Sekolah dapat mengalokasikan 20-30% jam
pelajaran untuk pelaksanaan P5. Program ini bersifat kokurikuler, terpisah dari
kegiatan intrakurikuler dan ekstrakurikuler. Dalam satu semester, satuan
pendidikan minimal memilih satu tema untuk dilaksanakan.
Tema yang bisa dipilih untuk PAUD ada 4
(empat), yaitu;
(1) Aku Sayang Bumi,
(2) Aku Cinta Indonesia,
(3) Bermain dan Bekerjasama/ Kita Semua
Bersaudara, dan
(4) Imajinasiku/Imajinasi dan Kreativitasku.
Pada
jenjang SD/MI, SMP/MTs, SMA/MA, dan SMK/MAK, ada 8 (delapan) tema, yaitu;
(1) Gaya Hidup Berkelanjutan,
(2)
Kearifan Lokal,
(3) Bhinneka Tunggal Ika,
(4)
Bangunlah Jiwa dan Raganya,
(5) Suara Demokrasi,
(6) Rekayasa dan Teknologi,
(7) Kewirausahaan (jenjang SD/MI, SMP/MTs,
SMA/MA, dan sederajat), dan
(8)
Kebekerjaan (khusus SMK).
Poin utama P5 adalah pendidikan karakter
bangsa dengan berdasarkan Pancasila. Melalui P5 diharapkan muncul generasi
bangsa yang mengetahui, memahami, mengimplementasikan, dan melestarikan
Pancasila dalam kehidupan sehari-hari.
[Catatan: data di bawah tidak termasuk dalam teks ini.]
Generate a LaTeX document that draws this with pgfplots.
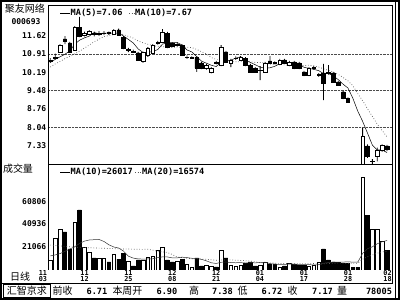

Nilai-nilai Pancasila sebagai dasar
negara, ideologi, dan falsafah/pandangan hidup menjadi ruh, motivasi,
inspirasi, sekaligus energi dalam pembangunan bangsa Indonesia.
Kegiatan P5 di satuan pendidikan dilakukan
melalui berbagai kegiatan atau disebut proyek yang merupakan penjabaran
dimensi, elemen, dan subelemen Pelajar Pancasila.
Walau demikian, pada praktiknya satuan
pendidikan atau guru jangan sampai salah memahami konsep atau miskonsepsi.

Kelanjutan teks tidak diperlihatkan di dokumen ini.